I recently released an educational game where you play with logic gates. The inspiration for the game came from a JavaScript book that didn't even bother covering logical operations. Logic operations are used to manipulate bytes at the per-bit level making them very useful for optimizing the memory-footprint of data structures. Now that everyone has multiple gigabytes of RAM in their computers, optimizing memory is not as high of priority anymore even if it is fairly easy to do. Instead of preaching about this, I am instead going to give an example of its use and the non-boolean-logic alternative.
For a number of games under development, I have a skill system where players select their bonus skills. Many of the skills have prerequisites. Each skill gets assigned a bit within an integer (if there were more than 32 bits, more than one integer could be used, though for me this isn't an issue as skills are grouped into set that contain 16 skills so only 16 bits are needed). Each skill record has an integer for prerequisites. The character class has an integer for each skill set indicating what skills are known. To see if a skill can be learned, a simple logical AND can be done on the prerequisite and the characters skill set. If the result equals the prerequisite, the skill can be learned.
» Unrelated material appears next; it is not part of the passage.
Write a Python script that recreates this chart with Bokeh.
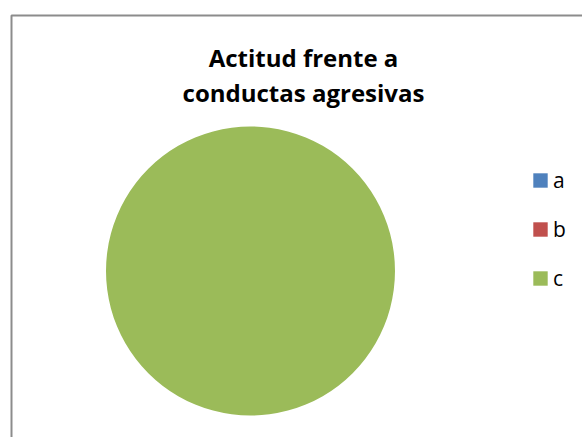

This can be done without binary logic operators by using an array of booleans. Checking prerequisites the becomes a bit more complicated. First, a meets-prerequisites flag is set to true. A for loop looping through the prerequisites array checks if the corresponding skill flag is set. If it is set, the array of skills in the character sheet then gets checked. If the character sheet skill is false, the meets-prerequisites flag is set to false and the for loop is exited.
As many languages use integers to represent Boolean variables, this is a potential waste of 31 bits. In our example, this would be a memory increase of 16 times the amount. Some compilers have optimizations for memory use in which case the compressing of the bits into a single integer will be done by the compiler, but even in that case the compiler will still have to use the looping code for checking prerequisites with the rather significant speed difference as a result. Of course, in addition to having lots of memory, computers also are very fast now so such concerns can be overlooked. But as writing the code to be efficient in the first place is so easy there really is no excuse for such a waste of memory and CPU cycles.